LONDON — Platinum gained more than 1.5 per cent on Tuesday, lifted by bargain-hunting and after a major producer announced mine closures while gold prices were range-bound.
A key industry report from the world's top platinum refiner Johnson Matthey said prices could fall to $700 (U.S.) an ounce over the next six months if the economic crisis continues and investors keep shunning the metal used to make autocatalysts.
There was little market reaction to the report, but investors focused instead on news of Lonmin, the world's third-biggest platinum producer, closing some high-cost mines and cutting costs to survive a market downturn.
Spot platinum was at $817.50/837.50 an ounce by 1522 GMT, after hitting a session high of $821.50 an ounce and compared to $808 an ounce in New York late on Monday.
“We have uncertainties over the supply now,” said PGM trader Rory McWeigh at Commerzbank in Germany. “Even profitable mining companies, like Lonmin, are not looking to develop (mines) due to expenses and the decline in price,” he said.
Platinum spiked to a record $2,290 an ounce in March mainly due to a power shortage in main producer South Africa that disrupted mining. But the price has since fallen sharply, tracking declines in gold, hit by the banking crisis, the global economic slowdown and deteriorating car sales.
More than 60 per cent of platinum is used in autocatalysts to clean exhaust fumes.
The Johnson Matthey report also said that global demand for platinum catalytic converters from automakers will climb 2 per cent to 4.23 million ounces in 2008 on higher consumption in Europe and emerging economies, despite a heavy decline in North America.

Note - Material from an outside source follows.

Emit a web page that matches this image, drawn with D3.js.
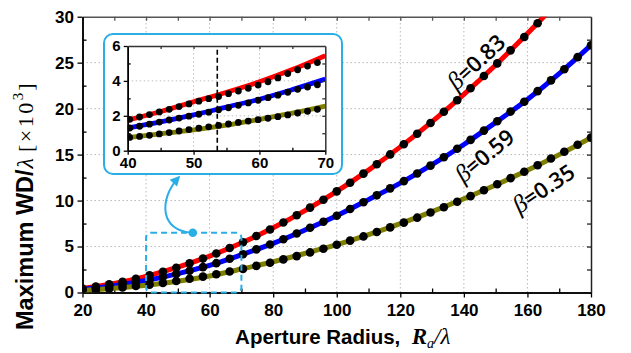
<!DOCTYPE html>
<html><head><meta charset="utf-8">
<script src="https://cdn.jsdelivr.net/npm/d3@7/dist/d3.min.js"></script>
<style>body{margin:0;background:#fff}svg{display:block}</style>
</head><body>
<svg id="c" width="631" height="353"></svg>
<script>
// ---------- data ----------
const xTicks = [20, 40, 60, 80, 100, 120, 140, 160, 180];
const yTicks = [0, 5, 10, 15, 20, 25, 30];
const insetXTicks = [40, 50, 60, 70];
const insetYTicks = [0, 2, 4, 6];

const lineX = [20, 30, 40, 50, 60, 70, 80, 90, 100, 110, 120, 130, 140, 150, 160, 170, 180];
const redLine   = [0.44, 0.99, 1.76, 2.75, 3.96, 5.39, 7.04, 8.91, 11.0, 13.31, 15.84, 18.59, 21.56, 24.75, 28.16, 31.79, 35.64];
const blueLine  = [0.35, 0.75, 1.3, 2.05, 2.95, 4.1, 5.35, 6.8, 8.35, 10.1, 11.9, 13.9, 16.1, 18.5, 21.0, 23.8, 26.9];
const oliveLine = [0.2, 0.45, 0.78, 1.22, 1.8, 2.55, 3.35, 4.25, 5.2, 6.3, 7.5, 8.8, 10.2, 11.7, 13.3, 15.0, 16.85];

const dotX = [20, 24.2, 28.4, 32.6, 36.8, 41.1, 45.3, 49.5, 53.7, 57.9, 62.1, 66.3, 70.5, 74.7, 79.0, 83.2, 87.4, 91.6, 95.8, 100,
  104.2, 108.4, 112.6, 116.8, 121.1, 125.3, 129.5, 133.7, 137.9, 142.1, 146.3, 150.5, 154.7, 159.0, 163.2, 167.4, 171.6, 175.8, 180];
const redDots = [0.44, 0.64, 0.89, 1.17, 1.49, 1.86, 2.26, 2.70, 3.17, 3.69, 4.24, 4.84, 5.47, 6.14, 6.86, 7.61, 8.40, 9.23, 10.09, 11.0,
  11.94, 12.93, 13.95, 15.02, 16.12, 17.26, 18.44, 19.66, 20.91, 22.21, 23.55, 24.92, 26.34, 27.79, 29.28, 30.8, 32.4, 34.0, 35.6];
const blueDots = [0.35, 0.52, 0.69, 0.89, 1.12, 1.38, 1.68, 2.01, 2.37, 2.76, 3.19, 3.67, 4.16, 4.69, 5.22, 5.80, 6.42, 7.04, 7.70, 8.35,
  9.08, 9.82, 10.57, 11.33, 12.11, 12.95, 13.8, 14.71, 15.64, 16.6, 17.61, 18.62, 19.68, 20.75, 21.9, 23.07, 24.28, 25.6, 26.9];
const oliveDots = [0.21, 0.31, 0.42, 0.55, 0.70, 0.86, 1.05, 1.25, 1.49, 1.73, 1.99, 2.28, 2.57, 2.9, 3.24, 3.6, 3.96, 4.36, 4.76, 5.2,
  5.64, 6.1, 6.58, 7.08, 7.6, 8.14, 8.7, 9.28, 9.87, 10.48, 11.12, 11.77, 12.44, 13.13, 13.84, 14.57, 15.31, 16.07, 16.85];

const insetLineX = [40, 45, 50, 55, 60, 65, 70];
const insetRedLine   = [1.75, 2.25, 2.8, 3.35, 3.95, 4.65, 5.45];
const insetBlueLine  = [1.3, 1.65, 2.05, 2.5, 2.95, 3.5, 4.1];
const insetOliveLine = [0.75, 0.97, 1.2, 1.47, 1.8, 2.15, 2.55];
const insetDotX = [40.3, 41.8, 43.3, 44.8, 46.3, 47.8, 49.3, 50.8, 52.3, 53.8, 55.3, 56.8, 58.3, 59.8, 61.3, 62.8, 64.3, 65.8, 67.3, 68.8];
const insetRedDots   = [1.80, 1.93, 2.07, 2.22, 2.37, 2.53, 2.68, 2.84, 2.98, 3.10, 3.27, 3.42, 3.58, 3.76, 3.95, 4.17, 4.42, 4.64, 4.85, 5.05];
const insetBlueDots  = [1.30, 1.40, 1.52, 1.64, 1.76, 1.87, 1.98, 2.09, 2.21, 2.34, 2.46, 2.60, 2.74, 2.89, 3.04, 3.18, 3.35, 3.52, 3.65, 3.78];
const insetOliveDots = [0.76, 0.82, 0.88, 0.96, 1.04, 1.13, 1.21, 1.29, 1.37, 1.45, 1.53, 1.62, 1.70, 1.78, 1.86, 1.95, 2.05, 2.16, 2.26, 2.37];
const insetMarkerX = 53.6;

const seriesNames = ["0.83", "0.59", "0.35"];
const seriesColors = ["#ff0000", "#0000ff", "#808000"];

// ---------- drawing ----------
const svg = d3.select("#c");
const SANS = "'Liberation Sans', Arial, sans-serif";
const SERIF = "'Liberation Serif', 'Times New Roman', serif";
const x = d3.scaleLinear([20, 180], [82.5, 591]);
const y = d3.scaleLinear([0, 30], [292.5, 16.7]);

const defs = svg.append("defs");
defs.append("clipPath").attr("id", "clipMain").append("rect")
  .attr("x", x(20)).attr("y", y(30)).attr("width", x(180) - x(20)).attr("height", y(0) - y(30));

const grid = svg.append("g").attr("stroke", "#b8b8b8").attr("stroke-width", 1).attr("stroke-dasharray", "1.5,2.5");
xTicks.slice(1, -1).forEach(v => grid.append("line").attr("x1", x(v)).attr("x2", x(v)).attr("y1", y(0)).attr("y2", y(30)));
yTicks.slice(1, -1).forEach(v => grid.append("line").attr("x1", x(20)).attr("x2", x(180)).attr("y1", y(v)).attr("y2", y(v)));

function styleAxis(g, color) {
  g.select(".domain").attr("stroke", color).attr("stroke-width", 1.5);
  g.selectAll(".tick line").attr("stroke", color).attr("stroke-width", 1.3);
  g.selectAll("text").attr("font-family", SANS).attr("font-weight", "bold").attr("fill", "#000");
}
const minorX = d3.range(30, 180, 20);
const minorY = d3.range(2.5, 30, 5);

// main axes
let g = svg.append("g").attr("transform", `translate(0,${y(0)})`)
  .call(d3.axisBottom(x).tickValues(minorX).tickSize(-4).tickSizeOuter(0).tickFormat(""));
styleAxis(g, "#000");
g = svg.append("g").attr("transform", `translate(0,${y(0)})`)
  .call(d3.axisBottom(x).tickValues(xTicks).tickSize(5).tickPadding(6).tickSizeOuter(0));
styleAxis(g, "#000"); g.selectAll("text").attr("font-size", 17);
g = svg.append("g").attr("transform", `translate(0,${y(30)})`)
  .call(d3.axisTop(x).tickValues(d3.range(30, 180, 10)).tickSize(-4).tickSizeOuter(0).tickFormat(""));
styleAxis(g, "#555");
g = svg.append("g").attr("transform", `translate(${x(180)},0)`)
  .call(d3.axisRight(y).tickValues(d3.range(2.5, 30, 2.5)).tickSize(-4).tickSizeOuter(0).tickFormat(""));
styleAxis(g, "#222");
g = svg.append("g").attr("transform", `translate(${x(20)},0)`)
  .call(d3.axisLeft(y).tickValues(minorY).tickSize(-4).tickSizeOuter(0).tickFormat(""));
styleAxis(g, "#000");
g = svg.append("g").attr("transform", `translate(${x(20)},0)`)
  .call(d3.axisLeft(y).tickValues(yTicks).tickSize(5).tickPadding(3.5).tickSizeOuter(0));
styleAxis(g, "#000"); g.selectAll("text").attr("font-size", 17);

// series
const mainG = svg.append("g").attr("clip-path", "url(#clipMain)");
const lines = [redLine, blueLine, oliveLine];
const dots = [redDots, blueDots, oliveDots];
const lineGen = (xs, sx, sy) => d3.line().x((d, i) => sx(xs[i])).y(d => sy(d)).curve(d3.curveCatmullRom);
lines.forEach((vals, s) => {
  mainG.append("path").datum(vals).attr("d", lineGen(lineX, x, y))
    .attr("fill", "none").attr("stroke", seriesColors[s]).attr("stroke-width", 5);
});
dots.forEach(vals => {
  mainG.selectAll(null).data(vals).enter().append("circle")
    .attr("cx", (d, i) => x(dotX[i])).attr("cy", d => y(d)).attr("r", 4.3).attr("fill", "#000");
});

// zoom rectangle annotation + connector
const cyan = "#2aaee6";
svg.append("rect").attr("x", x(40)).attr("y", y(6.5)).attr("width", x(70) - x(40)).attr("height", y(0) - y(6.5))
  .attr("rx", 5).attr("fill", "none").attr("stroke", cyan).attr("stroke-width", 2).attr("stroke-dasharray", "6,4");
const p0 = [x(54.7), y(6.5)], c1 = [x(44.4), y(6.6)], c2 = [x(43.8), y(10.1)], p3 = [x(50.3), y(12.55)];
svg.append("path").attr("d", `M${p0}C${c1} ${c2} ${p3}`).attr("fill", "none").attr("stroke", cyan).attr("stroke-width", 2);
svg.append("circle").attr("cx", p0[0]).attr("cy", p0[1]).attr("r", 4.3).attr("fill", cyan);
const ang = Math.atan2(p3[1] - c2[1], p3[0] - c2[0]) * 180 / Math.PI;
svg.append("path").attr("d", "M2,0 L-8,-5 L-8,5 Z").attr("fill", cyan)
  .attr("transform", `translate(${p3[0]},${p3[1]}) rotate(${ang})`);

// inset
const ix = d3.scaleLinear([40, 70], [127.7, 325.3]);
const iy = d3.scaleLinear([0, 6], [150.7, 46]);
svg.append("rect").attr("x", 104).attr("y", 34).attr("width", 238).attr("height", 140).attr("rx", 9)
  .attr("fill", "#fff").attr("stroke", cyan).attr("stroke-width", 2);
defs.append("clipPath").attr("id", "clipInset").append("rect")
  .attr("x", ix(40)).attr("y", iy(6)).attr("width", ix(70) - ix(40)).attr("height", iy(0) - iy(6));
const ig = svg.append("g").attr("stroke", "#c0c0c0").attr("stroke-width", 1).attr("stroke-dasharray", "1.5,2.5");
[50, 60].forEach(v => ig.append("line").attr("x1", ix(v)).attr("x2", ix(v)).attr("y1", iy(0)).attr("y2", iy(6)));
[2, 4].forEach(v => ig.append("line").attr("x1", ix(40)).attr("x2", ix(70)).attr("y1", iy(v)).attr("y2", iy(v)));

const insetG = svg.append("g").attr("clip-path", "url(#clipInset)");
[insetRedLine, insetBlueLine, insetOliveLine].forEach((vals, s) => {
  insetG.append("path").datum(vals).attr("d", lineGen(insetLineX, ix, iy))
    .attr("fill", "none").attr("stroke", seriesColors[s]).attr("stroke-width", 4.8);
});
[insetRedDots, insetBlueDots, insetOliveDots].forEach(vals => {
  insetG.selectAll(null).data(vals).enter().append("circle")
    .attr("cx", (d, i) => ix(insetDotX[i])).attr("cy", d => iy(d)).attr("r", 3.4).attr("fill", "#000");
});
svg.append("line").attr("x1", ix(insetMarkerX)).attr("x2", ix(insetMarkerX)).attr("y1", iy(0)).attr("y2", iy(6))
  .attr("stroke", "#000").attr("stroke-width", 1.6).attr("stroke-dasharray", "5,3");

const fmtInt = d3.format("d");
g = svg.append("g").attr("transform", `translate(0,${iy(0)})`)
  .call(d3.axisBottom(ix).tickValues([45, 55, 65]).tickSize(-3).tickSizeOuter(0).tickFormat(""));
styleAxis(g, "#000");
g = svg.append("g").attr("transform", `translate(0,${iy(0)})`)
  .call(d3.axisBottom(ix).tickValues(insetXTicks).tickSize(4).tickPadding(3).tickSizeOuter(0).tickFormat(fmtInt));
styleAxis(g, "#000"); g.selectAll("text").attr("font-size", 15);
g = svg.append("g").attr("transform", `translate(${ix(40)},0)`)
  .call(d3.axisLeft(iy).tickValues([1, 3, 5]).tickSize(-3).tickSizeOuter(0).tickFormat(""));
styleAxis(g, "#000");
g = svg.append("g").attr("transform", `translate(${ix(40)},0)`)
  .call(d3.axisLeft(iy).tickValues(insetYTicks).tickSize(4).tickPadding(3).tickSizeOuter(0).tickFormat(fmtInt));
styleAxis(g, "#000"); g.selectAll("text").attr("font-size", 15);
g = svg.append("g").attr("transform", `translate(0,${iy(6)})`)
  .call(d3.axisTop(ix).tickValues(d3.range(45, 70, 5)).tickSize(-3).tickSizeOuter(0).tickFormat(""));
styleAxis(g, "#333");
g = svg.append("g").attr("transform", `translate(${ix(70)},0)`)
  .call(d3.axisRight(iy).tickValues([1, 2, 3, 4, 5]).tickSizeOuter(0)).call(a => a.selectAll("text").remove());
g.selectAll(".tick line").attr("x2", -3);
styleAxis(g, "#333");

// curve labels
const labelPos = [[144.4, 24.9, -43], [147, 14.7, -40], [165.5, 11.1, -34]];
labelPos.forEach((p, s) => {
  const t = svg.append("text").attr("text-anchor", "middle")
    .attr("transform", `translate(${x(p[0])},${y(p[1])}) rotate(${p[2]})`).attr("dy", "0.35em").attr("fill", "#000");
  t.append("tspan").attr("font-family", SERIF).attr("font-style", "italic").attr("font-size", 25).text("β");
  t.append("tspan").attr("font-family", "'Open Sans', 'Liberation Sans', sans-serif").attr("font-weight", 600)
    .attr("font-size", 22).text("=" + seriesNames[s]);
});

// axis titles
const xt = svg.append("text").attr("x", (x(20) + x(180)) / 2 + 6).attr("y", 344).attr("text-anchor", "middle").attr("fill", "#000");
xt.append("tspan").attr("font-family", SANS).attr("font-weight", "bold").attr("font-size", 20.5).text("Aperture Radius,\u00a0\u00a0");
xt.append("tspan").attr("font-family", SERIF).attr("font-weight", "bold").attr("font-style", "italic").attr("font-size", 23).text("R");
xt.append("tspan").attr("font-family", SERIF).attr("font-style", "italic").attr("font-size", 14).attr("dy", 4).text("a");
xt.append("tspan").attr("font-family", SERIF).attr("font-style", "italic").attr("font-size", 23).attr("dy", -4).text("/λ");

const yt = svg.append("text").attr("transform", "translate(33,330) rotate(-90)").attr("text-anchor", "start").attr("fill", "#000");
yt.append("tspan").attr("font-family", SANS).attr("font-weight", "bold").attr("font-size", 23.5).text("Maximum WD/");
yt.append("tspan").attr("font-family", SERIF).attr("font-style", "italic").attr("font-size", 24).attr("dx", 1).text("λ");
yt.append("tspan").attr("font-family", SERIF).attr("font-size", 22).attr("letter-spacing", 2.5).attr("dx", 6).text("[×10");
yt.append("tspan").attr("font-family", SERIF).attr("font-size", 15).attr("dy", -10).text("3");
yt.append("tspan").attr("font-family", SERIF).attr("font-size", 22).attr("dy", 10).attr("dx", 2).text("]");
</script>
</body></html>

“It is finding a floor around $800 an ounce,” analyst Walter de Wet at Standard Bank in Johannesburg said. “The market has probably priced in all the weakness in demand,” he said.
Gold was steady, taking its cue from the currency markets, where the euro was mainly flat against the U.S. dollar at $1.2652.
Spot gold was trading at $739.20 an ounce, higher from $735.90 an ounce in New York late on Monday. Bullion has lost nearly 30 per cent in value since hitting a record of $1,030.80 in March.
“The bullish story on gold based on fears of inflation is dead,” Jesper Dannesboe, senior commodity strategist at Societe Generale, said.
“Because now it is disinflation and even deflation. With the oil prices going down the way they are it is very difficult to hold onto long gold positions unless the dollar was to collapse, which is not the case.”
The U.S. dollar climbed versus the yen, boosted by a steady performance in the U.S. stock market after stronger-than-expected results from Hewlett Packard partly eased fears about a global slowdown.
Oil rose above $55 a barrel, after a slide to a new 22-month low earlier in the session, depressed by the gloomy outlook for the world economy.
New York gold futures fell $3.4 an ounce to $738.7.
Silver was at $9.42/9.50 an ounce versus $9.27 and palladium at $209.50/217.50 an ounce from $214.50.